To achieve this, Echo Hill uses an industrial PC (IPC) equipped with a 2nd Generation Intel Core i3 processor (2.2 GHz, 2 cores) that runs a unified software platform for full machine control, including robotic and measurement systems. The IPC is completely solid-state with no rotating parts by using CFast [a CompactFlash variant for serial ATA bus] cards for the boot and storage media. In addition, an external heat sink on the IPC safely dissipates heat out of the side of the control cabinet, eliminating the need for a fan. Connected to the IPC on the other side of the pole-mounted control cabinet is an economy control panel for machine visualization.
For human machine interface (HMI) software, Echo Hill uses a different vendor.
"Running the HMI software on the same ... IPC that runs our automation software is a significant improvement as well," said Dan Schellenberg, vice president and controls expert at Echo Hill Automation (and Harry Schellenberg's brother and business partner). "Prior to standardizing on PC-based control, we used a hardware PLC and a separate 'white box' PC that ran the HMI. Communication between these two systems added complexity and reduced the overall performance of the control system. However, these problems are in the past."
There were numerous benefits of using the IPC as the robot controller, including reductions in cost, panel space, and system complexity. Echo Hill controls the grinding cell, each with three robots per cell, with IPC running the unified control software.
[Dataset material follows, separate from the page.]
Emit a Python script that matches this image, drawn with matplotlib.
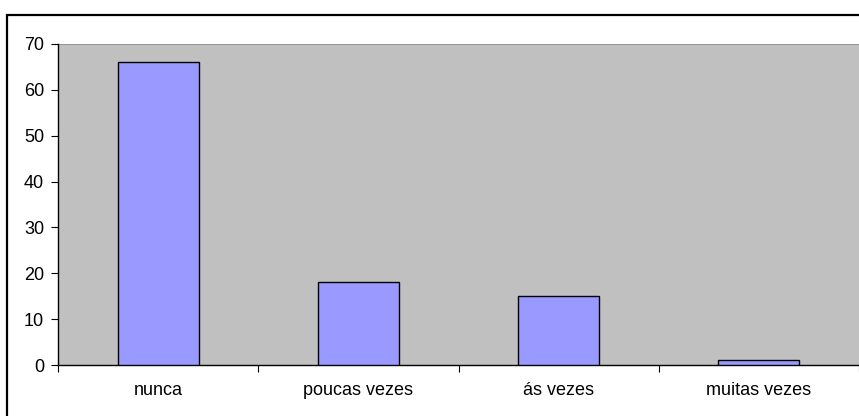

"Implementing all robot coordination ... while handling 3 axes of interpolated motion for our grinding wheels with one controller and one software represents a game-changing system with fewer obstacles to implement leading-edge performance," Dan Schellenberg said. "Also, by running G code in a PC-based control platform to perform complex motion, I can more easily rewrite the programs when the parameters change. We have the flexibility to use multiple programming languages, from standard to highly specialized ones, depending on which is best suited for a particular task in one standard, unified programming environment. Simpler motion control elements are frequently handled using ... function block libraries, which saves programming time."